Comedy is really an act of consent. You consent to pay to see someone live, to open a laptop and watch their special. And your comedy talks a lot about consent with this special, specifically, addressing having something done without your consent: your nudes being leaked to a website. How, if at all, has comedy informed your ideas about consent? 

I’m not sure that it has. I think my ideas of consent are formed as a person first and then brought to my comedy, not necessarily the other way around. I think of it as a way to process consent and the ways in which my consent has been removed from that situation. Obviously, it is very violating to be involved in revenge porn, which is what it is, but also processing it through comedy was a way to take the power back for myself and reframe it as something else. It wasn’t just a violation anymore. It was this empowering thing: I can make a joke about this now. I can laugh at it, and it sort of takes the power away from the person who violated me in the first place, who violated my right to privacy.

Between that improvisational audience interaction, a timed structure and dealing with lockdown, what was the most challenging part of doing Psychosexual

It was figuring out a way to end it, honestly. This is not a pejorative, this is just a way to describe it, but I’ve been trying to figure out what my Nanette moment is. Stand-up specials are hard for me. I don’t watch a lot of them because it’s not the way I want to watch stand-up. I find the immediacy of stand-up so important. Being in that room, in that moment to see and live and experience it communally with that specific audience, is so important, and when you remove standup from that context, I find it becomes something else. Specials to me aren’t necessarily like a distillation of standup. They are their own beasts. I find that really successful ones have a point and I think, obviously, they should all be funny, first and foremost, but that’s standup. That’s what all specials are.

So I guess for me it was answering the question, why make this special? What makes it more than just a collection of jokes? If I’m going to do a collection of jokes, I’d rather do them night after night in front of a live audience, not take it out of that context and put it on Netflix. So I had to be able to answer the question of why and, for me, answering that question was really difficult and began to coalesce and form organically as I was asking these questions of the audience, specifically of my white straight guy in the audience. The special really became this almost indictment of representation. Because it’s such a frustrating position to be in as an artist to be constantly asked to represent. It does not feel fulfilling, it does not feel good. It does not feel anything but frustrating to be asked to be a representative for all of these different communities and for straight white audiences.

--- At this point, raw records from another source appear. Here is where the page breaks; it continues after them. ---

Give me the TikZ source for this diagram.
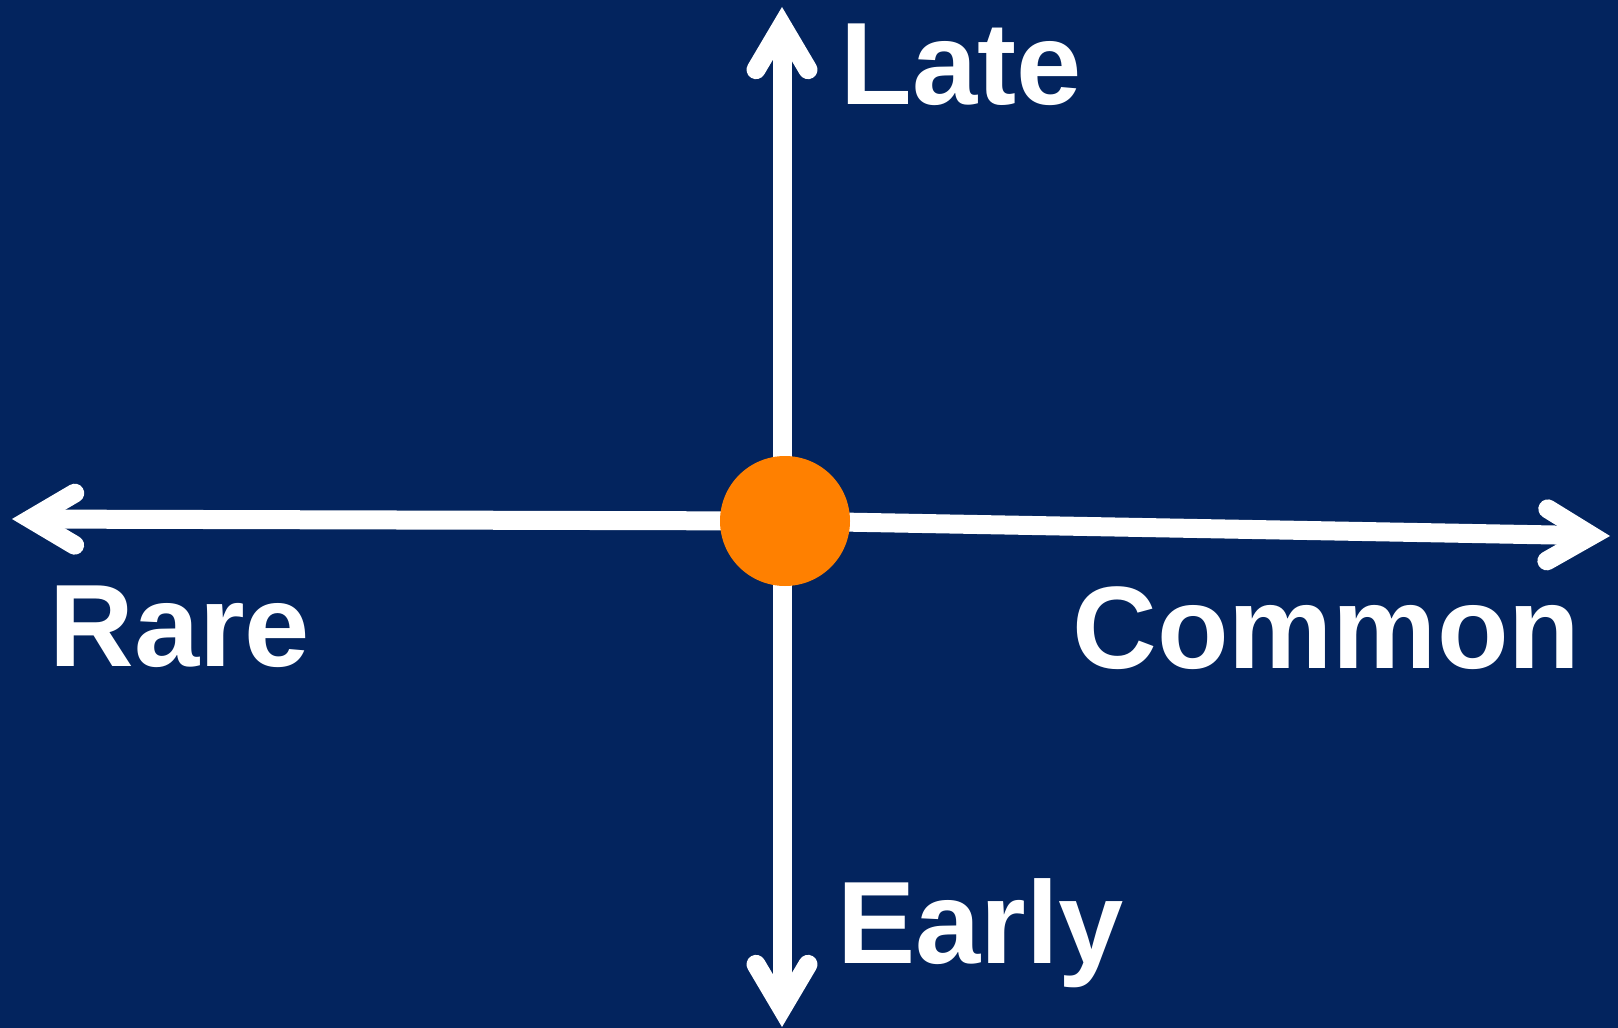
\documentclass[tikz,border=0pt]{standalone}
\usepackage{fontspec}
\setmainfont{Liberation Sans}
\usepackage{tikz}
\usetikzlibrary{arrows.meta}
\definecolor{FondoAzul}{RGB}{3,36,94}
\definecolor{NaranjaPunto}{RGB}{255,128,0}

\begin{document}
\begin{tikzpicture}[x=0.5pt,y=-0.5pt,
    eje/.style={line width=9.5pt,white,
      -{Straight Barb[length=22pt,width=26pt,line cap=round,line join=miter]}},
    etiqueta/.style={anchor=base west,inner sep=0pt,white,
      font=\fontsize{58.6pt}{62pt}\selectfont\bfseries}]
  \fill[FondoAzul] (0,0) rectangle (1618,1028);
  \useasboundingbox (0,0) rectangle (1618,1028);
  \coordinate (C) at (785,521);
  \coordinate (late) at (782,7);
  \coordinate (early) at (782,1027);
  \coordinate (rare) at (12,519);
  \coordinate (common) at (1610,536);
  \draw[eje] (782,521) -- (late);
  \draw[eje] (782,521) -- (early);
  \draw[eje] (C) -- (rare);
  \draw[eje] (C) -- (common);
  \node[circle,fill=NaranjaPunto,minimum size=65pt,inner sep=0pt] (punto) at (C) {};
  \node[etiqueta] (tlate) at (840,104) {Late};
  \node[etiqueta] (tearly) at (837,963) {Early};
  \node[etiqueta] (trare) at (49,666) {Rare};
  \node[etiqueta] (tcommon) at (1072,668) {Common};
\end{tikzpicture}
\end{document}
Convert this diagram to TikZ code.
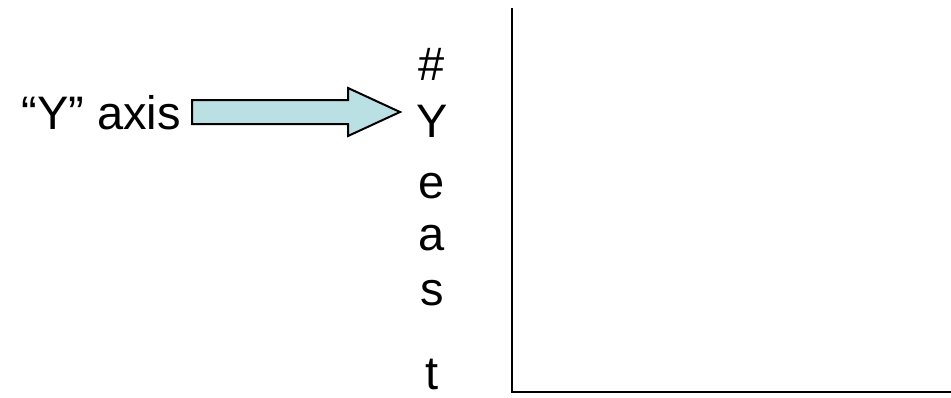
\documentclass[tikz,border=0pt]{standalone}
\usepackage{fontspec}
\setmainfont{Liberation Sans}
\begin{document}
\begin{tikzpicture}[x=1pt,y=-1pt,
  lbl/.style={font=\fontsize{47}{56}\selectfont, inner sep=0pt, anchor=base},
  axisline/.style={line width=2.4pt, black},
  fatarrow/.style={draw=black, line width=2pt, fill=arrowfill, line join=miter}]
\definecolor{arrowfill}{RGB}{187,224,227}
\useasboundingbox (0,0) rectangle (951,397);

% axis label and pointer
\node[lbl, anchor=base east] (ylabel) at (181,129) {“Y” axis};
\draw[fatarrow] (192,100) -- (348,100) -- (348,88) -- (400,112)
  -- (348,136) -- (348,124) -- (192,124) -- cycle;

% vertical caption, one letter per line
\node[lbl] (c1) at (432,80) {\#};
\node[lbl] (c2) at (432,137) {Y};
\node[lbl] (c3) at (432,198) {e};
\node[lbl] (c4) at (432,250) {a};
\node[lbl] (c5) at (432,305) {s};
\node[lbl] (c6) at (432,389) {t};

% axes
\coordinate (top) at (512,8);
\coordinate (origin) at (512,392);
\coordinate (right) at (951,392);
\draw[axisline] (top) -- (origin) -- (right);
\end{tikzpicture}
\end{document}
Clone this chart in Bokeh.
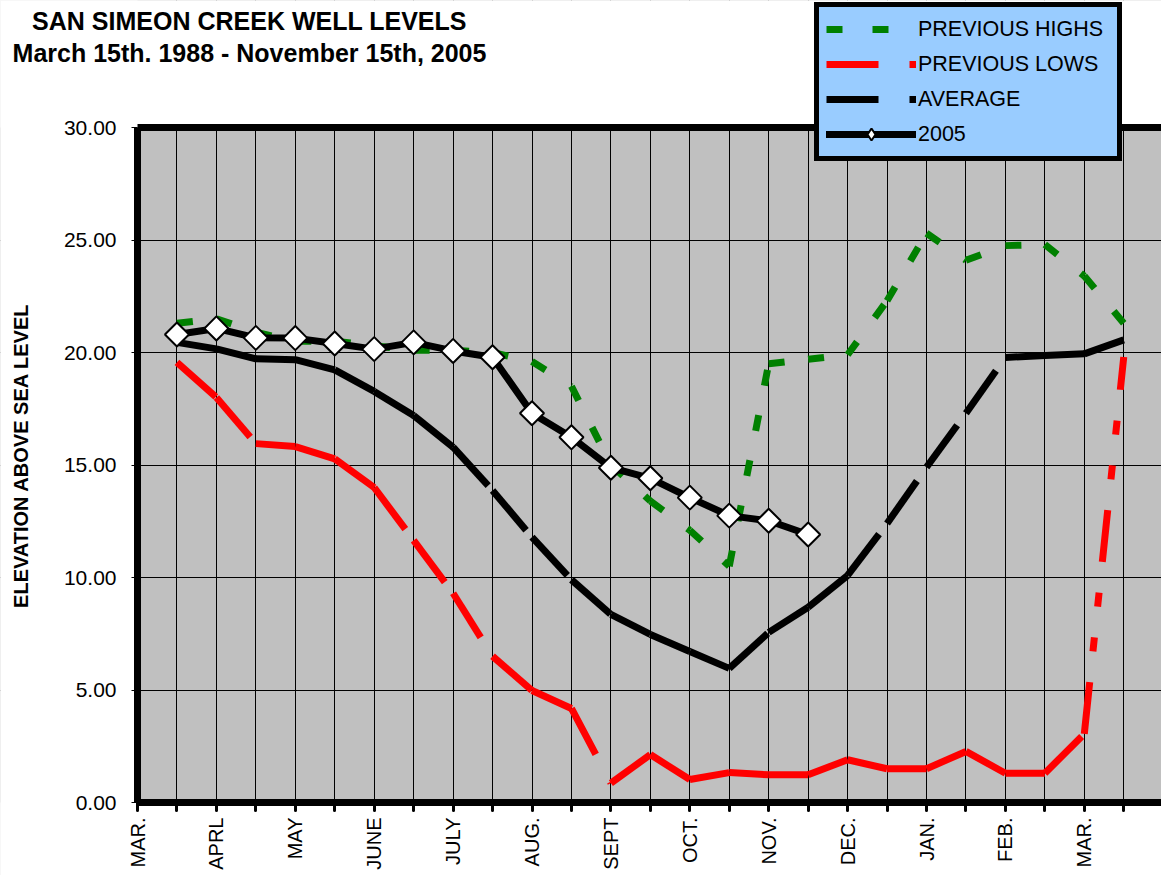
import math
from bokeh.plotting import figure
from bokeh.models import (Range1d, FixedTicker, Legend, LegendItem, Label, LinearAxis,
                          BoxAnnotation, NumeralTickFormatter)
from bokeh.embed import file_html
from bokeh.resources import INLINE

# ---------------- data ----------------
month_labels = ["MAR.", "APRL", "MAY", "JUNE", "JULY", "AUG.", "SEPT",
                "OCT.", "NOV.", "DEC.", "JAN.", "FEB.", "MAR."]
month_positions = [0, 2, 4, 6, 8, 10, 12, 14, 16, 18, 20, 22, 24]
all_ticks = list(range(0, 26))
y_ticks = [0, 5, 10, 15, 20, 25, 30]

periods = list(range(1, 26))   # half-month reading positions (Mar 15 .. Mar 15)
highs = [21.3, 21.5, 20.9, 20.5, 20.5, 20.3, 20.1, 20.1, 20.0, 19.6, 18.5, 15.0,
         13.4, 12.1, 10.5, 19.5, 19.7, 19.9, 22.3, 25.3, 24.1, 24.75, 24.8, 23.4, 21.3]
lows = [19.56, 18.0, 15.95, 15.82, 15.27, 14.0, 11.65, 9.3, 6.5, 4.98, 4.18, 0.86,
        2.13, 1.02, 1.33, 1.23, 1.23, 1.9, 1.5, 1.5, 2.27, 1.3, 1.3, 3.05, 19.8]
average = [20.45, 20.16, 19.72, 19.68, 19.23, 18.27, 17.2, 15.79, 13.87, 11.79, 9.9,
           8.36, 7.47, 6.71, 5.96, 7.56, 8.68, 10.09, 12.4, 14.9, 17.3, 19.78, 19.87,
           19.94, 20.56]
periods_2005 = list(range(1, 18))
levels_2005 = [20.8, 21.07, 20.65, 20.64, 20.4, 20.15, 20.45, 20.07, 19.79, 17.3,
               16.23, 14.88, 14.41, 13.55, 12.75, 12.52, 11.91]

Y_TOP = 30
FONT = "Liberation Sans"


def segments(xv, yv):
    xs = [[xv[i], xv[i + 1]] for i in range(len(xv) - 1)]
    ys = [[yv[i], yv[i + 1]] for i in range(len(yv) - 1)]
    return xs, ys


# layout (pixels): the frame covers the whole page, axes are pinned
PX_PER_PERIOD = 39.45
PX_PER_UNIT = 22.5
FRAME_W = 1161
FRAME_H = 875
AXIS_X = 137        # page x of the value axis
AXIS_Y = 802        # page y of the category axis

x_start = -AXIS_X / PX_PER_PERIOD
x_end = (FRAME_W - AXIS_X) / PX_PER_PERIOD
y_start = -(FRAME_H - AXIS_Y) / PX_PER_UNIT
y_end = AXIS_Y / PX_PER_UNIT

p = figure(output_backend="svg", toolbar_location=None,
           frame_width=FRAME_W, frame_height=FRAME_H,
           min_border_left=0, min_border_right=0, min_border_top=0,
           min_border_bottom=0,
           x_range=Range1d(x_start, x_end), y_range=Range1d(y_start, y_end))
p.outline_line_color = None
p.background_fill_color = "#C0C0C0"
p.border_fill_color = "white"

# grid
p.xgrid.ticker = FixedTicker(ticks=list(range(1, 26)))
p.ygrid.ticker = FixedTicker(ticks=[5, 10, 15, 20, 25])
for g in (p.xgrid[0], p.ygrid[0]):
    g.grid_line_color = "black"
    g.grid_line_width = 1

# white page around the plot area
pad_x, pad_y = 1.0, 1.0
for kw in (dict(bottom=Y_TOP, top=y_end + pad_y, left=x_start - pad_x, right=x_end + pad_x),
           dict(bottom=y_start - pad_y, top=0, left=x_start - pad_x, right=x_end + pad_x),
           dict(bottom=y_start - pad_y, top=y_end + pad_y, left=x_start - pad_x, right=0)):
    p.add_layout(BoxAnnotation(fill_color="white", fill_alpha=1.0, line_color=None,
                               level="underlay", **kw))

# category axis pinned at y = 0
xa = p.xaxis[0]
xa.fixed_location = 0
xa.ticker = FixedTicker(ticks=all_ticks)
xa.bounds = (0, x_end + pad_x)
overrides = {t: "" for t in all_ticks}
for pos, lab in zip(month_positions, month_labels):
    overrides[pos] = lab
xa.major_label_overrides = overrides
xa.major_label_orientation = math.pi / 2
xa.axis_line_width = 7
xa.axis_line_color = "black"
xa.major_tick_in = 0
xa.major_tick_out = 8
xa.major_tick_line_width = 3
xa.major_tick_line_cap = "round"
xa.minor_tick_line_color = None
xa.major_label_standoff = 7
xa.major_label_text_font = FONT
xa.major_label_text_font_size = "20px"
xa.major_label_text_color = "black"

# value axis pinned at x = 0
ya = p.yaxis[0]
ya.fixed_location = 0
ya.ticker = FixedTicker(ticks=y_ticks)
ya.bounds = (0, Y_TOP)
ya.formatter = NumeralTickFormatter(format="0.00")
ya.axis_line_width = 7
ya.axis_line_color = "black"
ya.major_tick_in = 0
ya.major_tick_out = 6
ya.major_tick_line_width = 1
ya.minor_tick_line_color = None
ya.major_label_standoff = 15
ya.major_label_text_font = FONT
ya.major_label_text_font_size = "21px"
ya.major_label_text_color = "black"

# top border of the plot area: a bare axis pinned at y = 30
top = LinearAxis(fixed_location=Y_TOP, bounds=(0, x_end + pad_x),
                 ticker=FixedTicker(ticks=[]), axis_line_width=7,
                 axis_line_color="black", major_tick_line_color=None,
                 minor_tick_line_color=None, major_label_text_font_size="0px")
p.add_layout(top, "above")

# series
hx, hy = segments(periods, highs)
r_high = p.multi_line(hx, hy, line_color="#008000", line_width=7, line_dash="16 30")
lx, ly = segments(periods, lows)
r_low = p.multi_line(lx, ly, line_color="#FF0000", line_width=7,
                     line_dash="52 31 14 31 14 31")
ax_, ay_ = segments(periods, average)
r_avg = p.multi_line(ax_, ay_, line_color="black", line_width=7,
                     line_dash="52 31 14 31 14 31")
r_2005_line = p.line(periods_2005, levels_2005, line_color="black", line_width=7,
                     line_join="round", line_cap="round")
# small diamonds (used for the legend key), covered by the large markers
r_2005_key = p.scatter(periods_2005, levels_2005, marker="diamond", size=12,
                       fill_color="white", line_color="black", line_width=2)
r_2005_pts = p.scatter(periods_2005, levels_2005, marker="square", angle=math.pi / 4,
                       size=17, fill_color="white", line_color="black", line_width=2)

legend = Legend(items=[
    LegendItem(label="PREVIOUS HIGHS", renderers=[r_high]),
    LegendItem(label="PREVIOUS LOWS", renderers=[r_low]),
    LegendItem(label="AVERAGE", renderers=[r_avg]),
    LegendItem(label="2005", renderers=[r_2005_line, r_2005_key]),
], location=(814, FRAME_H - 161), orientation="vertical",
    background_fill_color="#99CCFF", background_fill_alpha=1.0,
    border_line_color="black", border_line_width=5, border_line_alpha=1.0,
    label_text_font=FONT, label_text_font_size="21.5px", label_text_color="black",
    glyph_width=90, glyph_height=30, label_standoff=2, label_width=192,
    padding=7, spacing=5, margin=0)
p.add_layout(legend)

# title (two lines, upper left)
p.add_layout(Label(x=249, y=FRAME_H - 20, x_units="screen", y_units="screen",
                   text="SAN SIMEON CREEK WELL LEVELS",
                   text_align="center", text_baseline="middle", text_font=FONT,
                   text_font_style="bold", text_font_size="25px", text_color="black"))
p.add_layout(Label(x=249, y=FRAME_H - 52, x_units="screen", y_units="screen",
                   text="March 15th. 1988 - November 15th, 2005",
                   text_align="center", text_baseline="middle", text_font=FONT,
                   text_font_style="bold", text_font_size="25px", text_color="black"))

# value-axis title
p.add_layout(Label(x=20, y=FRAME_H - 455, x_units="screen", y_units="screen",
                   angle=math.pi / 2, text="ELEVATION ABOVE SEA LEVEL",
                   text_align="center", text_baseline="middle", text_font=FONT,
                   text_font_style="bold", text_font_size="20px", text_color="black"))

open("out.html", "w").write(file_html(p, INLINE))
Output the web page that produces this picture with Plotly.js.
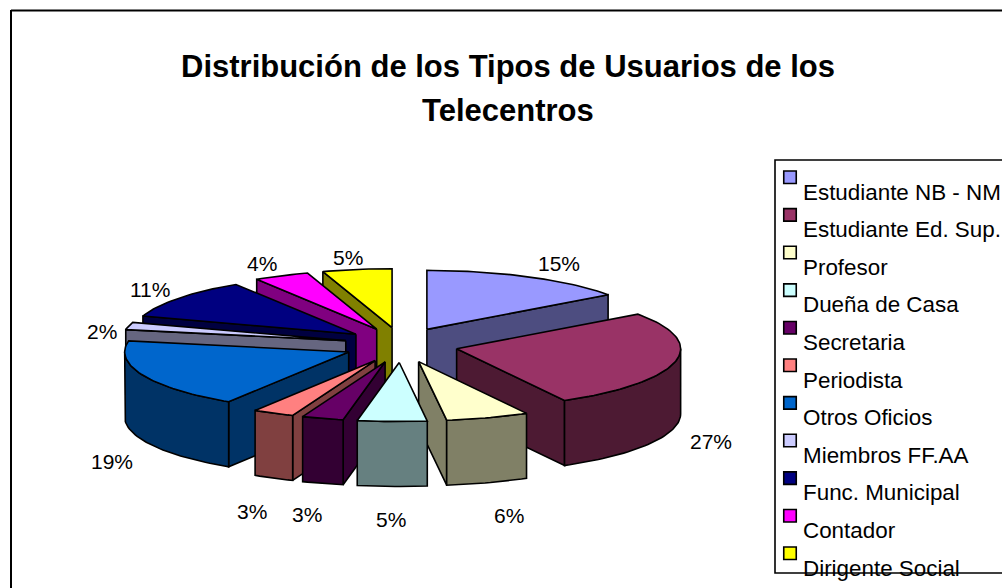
<!DOCTYPE html>
<html>
<head>
<meta charset="utf-8">
<script src="https://cdn.plot.ly/plotly-3.0.1.min.js"></script>
<style>html,body{margin:0;padding:0;background:#fff;overflow:hidden}#chart{width:1002px;height:588px}</style>
</head>
<body>
<div id="chart"></div>
<script>
const categories = ["Estudiante NB - NM","Estudiante Ed. Sup.","Profesor","Dueña de Casa","Secretaria","Periodista","Otros Oficios","Miembros FF.AA","Func. Municipal","Contador","Dirigente Social"];
const values = [15,27,6,5,3,3,19,2,11,4,5];
const topColors = ["#9999FF","#993366","#FFFFCC","#CCFFFF","#660066","#FF8080","#0066CC","#CCCCFF","#000080","#FF00FF","#FFFF00"];
const wallColors = ["#4D4D80","#4D1A33","#808066","#668080","#330033","#804040","#003366","#666680","#000040","#800080","#808000"];
const labelX = [559,711,509,391,307,252,112,102,150,262,348];
const labelY = [263,441,515,519,514,511,461,331,289,263,257];

// projection of the tilted, exploded pie in page-sized axis units
const CX = 401, CY = 345, RX = 224, RY = 59, PULLX = 57, PULLY = 17.5, DEPTH = 65;
const FONT = '"Liberation Sans", Arial, sans-serif';
const total = values.reduce((a, b) => a + b, 0);
const rad = d => d * Math.PI / 180;

function slices() {
  let acc = 0;
  return values.map((v, i) => {
    const a0 = acc / total * 360; acc += v;
    const a1 = acc / total * 360, mid = (a0 + a1) / 2;
    return {i, a0, a1, mid,
      ax: CX + PULLX * Math.sin(rad(mid)),
      ay: CY - PULLY * Math.cos(rad(mid))};
  });
}
function rimPt(s, a, drop) {
  return [s.ax + RX * Math.sin(rad(a)), s.ay - RY * Math.cos(rad(a)) + (drop || 0)];
}
function arc(s, from, to, drop) {
  const pts = [], n = Math.max(2, Math.ceil(Math.abs(to - from) / 1.5));
  for (let k = 0; k <= n; k++) pts.push(rimPt(s, from + (to - from) * k / n, drop));
  return pts;
}
function poly(pts, fill, name) {
  const x = pts.map(p => p[0]), y = pts.map(p => p[1]);
  x.push(x[0]); y.push(y[0]);
  return {type: 'scatter', mode: 'lines', x, y, fill: 'toself', fillcolor: fill, name,
    line: {color: '#000', width: 1.6, shape: 'linear'}, showlegend: false, hoverinfo: 'name'};
}
function radialWall(s, a) {
  const p = rimPt(s, a);
  return [[s.ax, s.ay], p, [p[0], p[1] + DEPTH], [s.ax, s.ay + DEPTH]];
}

const traces = [];
slices().sort((p, q) => -Math.cos(rad(p.mid)) + Math.cos(rad(q.mid))).forEach(s => {
  const name = categories[s.i], wall = wallColors[s.i];
  if (Math.sin(rad(s.a0)) < -1e-6) traces.push(poly(radialWall(s, s.a0), wall, name));
  if (Math.sin(rad(s.a1)) > 1e-6) traces.push(poly(radialWall(s, s.a1), wall, name));
  const lo = Math.max(s.a0, 90), hi = Math.min(s.a1, 270);
  if (hi > lo) traces.push(poly(arc(s, lo, hi, 0).concat(arc(s, hi, lo, DEPTH)), wall, name));
  traces.push(poly([[s.ax, s.ay]].concat(arc(s, s.a0, s.a1, 0)), topColors[s.i], name));
});

// legend
const LEGX = 790, LEGTEXTX = 801, LEGTOP = 177.3, LEGTEXTTOP = 192, LEGSTEP = 37.6;
traces.push({type: 'scatter', mode: 'markers', hoverinfo: 'skip', showlegend: false,
  x: categories.map(() => LEGX), y: categories.map((c, i) => LEGTOP + i * LEGSTEP),
  marker: {symbol: 'square', size: 12.5, color: topColors, line: {color: '#000', width: 1.6}}});

const annotations = values.map((v, i) => ({
  x: labelX[i], y: labelY[i], xref: 'x', yref: 'y', text: v + '%', showarrow: false,
  xanchor: 'center', yanchor: 'middle', font: {family: FONT, size: 21, color: '#000'}
})).concat(categories.map((c, i) => ({
  x: LEGTEXTX, y: LEGTEXTTOP + i * LEGSTEP, xref: 'x', yref: 'y', text: c, showarrow: false,
  xanchor: 'left', yanchor: 'middle', font: {family: FONT, size: 22.4, color: '#000'}
}))).concat([{
  x: 508, y: 110, xref: 'x', yref: 'y', text: 'Telecentros', showarrow: false,
  xanchor: 'center', yanchor: 'middle', font: {family: FONT, size: 31, color: '#000', weight: 700}
}]);

const black = {color: '#000', width: 2};
const shapes = [
  {type: 'line', x0: 11, x1: 1010, y0: 10.5, y1: 10.5, line: black, layer: 'below'},
  {type: 'line', x0: 11, x1: 11, y0: 10, y1: 600, line: black, layer: 'below'},
  {type: 'rect', x0: 775, x1: 1010, y0: 160, y1: 573, line: {color: '#000', width: 1.6}, fillcolor: 'rgba(0,0,0,0)', layer: 'below'}
];

const layout = {
  width: 1002, height: 588, margin: {l: 0, r: 0, t: 0, b: 0},
  paper_bgcolor: '#fff', plot_bgcolor: '#fff', showlegend: false,
  title: {text: 'Distribución de los Tipos de Usuarios de los',
    x: 508 / 1002, xanchor: 'center', xref: 'paper', y: 1 - 55 / 588, yanchor: 'top', yref: 'container',
    font: {family: FONT, size: 31, color: '#000', weight: 700}},
  xaxis: {range: [0, 1002], visible: false, fixedrange: true},
  yaxis: {range: [588, 0], visible: false, fixedrange: true},
  annotations, shapes
};
Plotly.newPlot('chart', traces, layout, {displayModeBar: false, responsive: false});
</script>
</body>
</html>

I wanted to really live that frustration out in the open and not just have it behind the curtain. I wanted to show how frustrating it is to have to deal with the different triangulations of being a comedian who has two separate identities, at the very least; to come to my material and be like, “OK, am I representing the Asian community well enough? Am I representing the gay community well enough? Am I representing them to my communities well enough? Am I representing them to people outside of the communities well enough?” Those questions are not questions I want to have to answer for myself. While I’m writing jokes, they’re ever-present, so for me, the special was about answering those questions and defending those questions and dismissing those questions at the same time.

During the Fire Island press tour, you talked openly about your approach to navigating the discourse around the film. Then that discourse hit a critical mass after a reporter on Twitter criticized the film for not passing the Bechdel test, making it trend. How are you feeling about having to navigate that, unfortunately and relentlessly, going forward?

I mean, it’s really intimidating. It’s really frustrating. The thing is, you can’t create art in a vacuum. That’s just not how it works. But for me, I think it’s really unhealthy to be too in the discourse. In the lead-up to Fire Island and while I was writing it, it was really important for me to try and stay ahead of it. There’s a part of me as an artist and as a comedian, especially, and as a writer that wants to be like, “OK, this is where we’re at in the conversation and I want to stay ahead of the conversation. I want to be agile creatively in that way.” It’s so that my observations aren’t old hat, they’re more interesting or more engaging than what we’re already talking about. I think [Fire Island director] Andrew [Ahn] said this to me a bunch while we were making the movie and it’s something that I’ve really tried to internalize both as a comedian and as writer: “We can’t write this movie for Twitter, Joel,” is what he kept saying. Despite my best intentions, and despite trying to stay ahead of the conversation, if I spent all of my time worried about what the discourse was going to be, I wasn’t going to create something honest. So for me, it’s about trying to create as much distance between what I think people are going to say about it and what I want to say

Joel Kim Booster
Terence Patrick/NETFLIX

The result of that was, of course, Alison Bechdel carving out an exception to her rule just for you and Fire Island

So surreal. The closest I’ve ever come to being the main character on Twitter for a day was that entire, I guess, Twitter news cycle. Then to have the loop closed so beautifully with Alison Bechdel — someone who I admire greatly. It’s just weird to be perceived in that way and to know you’re being perceived by people you admire. Like, it’s weird. I used to listen to Hannah Rosin’s podcast. It’s weird to be perceived by someone you used to admire on that level and then to be doubly perceived, too — it’s a level of exposure that I never really made space to think about. I knew the movie was going to be reviewed. I knew the movie would be seen. But to be discussed in this way was really bizarre to me. And listen, there are legitimate critiques of the film, but that was not one I expected to hear.

This interview has been edited for length and clarity.

Psychosexual debuts on Netflix on June 21.